You can see why these books appeal to me.

To cooperate means everyone working from the same pages. I’m not sure that’s possible, but these two books describe what some of those pages should look like. As long as we selfishly pursue the individual stories we currently live by, cooperation can not happen.

I cannot bet we’ll cooperate because the odds are so impossible. But I am quite confident that we’re quickly approaching an endpoint to our current civilization. All the odds are just too high for that. If you haven’t read Collapsed by Jared Diamond, you might consider doing so. It’s about all the civilizations before our current ones, they all failed. But just pay attention to all the trends you encounter. They all seem to be aiming at a near future omega endpoint bullseye.

To solve our problems requires everyone becoming a global citizen. We must all put the security of the Earth before our own goals. That involves learning a new story. But as Harari points out, most people don’t switch stories once they’ve found one that gives their life meaning, even if it has no connection to reality whatsoever.

We live in a era where people are embracing nationalism over globalism. This is Zakaria’s territory. Not only must individuals must change, but nations need to change too. Zakaria covers how some nations are succeeding and others are not.

In the story I live by as described above, I know my place and limitations. I’m a single consciousness that will endure for a few more years. Basically, I putter about in my tiny portion of this planet, pursuing things that interest me. I enjoy what I can, and try to limit my suffering as much as possible. I am quite thankful for having this experience of existing in reality. Maybe it is too much to hope that we could collectively control our environment and the fate of our species. Reality is all about creation and destruction, roiling through all the Yin-Yang possibilities. Maybe in some locations in reality the inhabitants do work together to shape their existence, and theoretically this could be such a location, but I doubt it.

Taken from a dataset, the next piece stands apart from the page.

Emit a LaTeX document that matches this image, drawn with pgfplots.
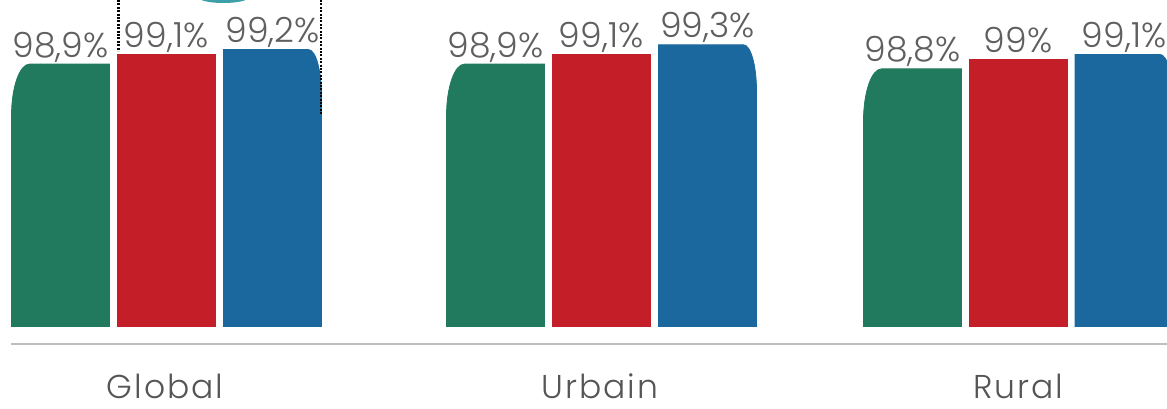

I told my friend Linda the other day, to save the world will require everyone reading a certain number of books to understand what needs to be done. I’m not sure how many books would be required, but I’m pretty sure they won’t get the readers needed. That’s why my most popular essay is “50 Reasons Why The Human Race Is Too Stupid To Survive,” getting tens of thousands of hits. And most of the people who leave comments are quite cynical about our odds too. I really need to update that essay with current examples, but I could call this essay reason #51.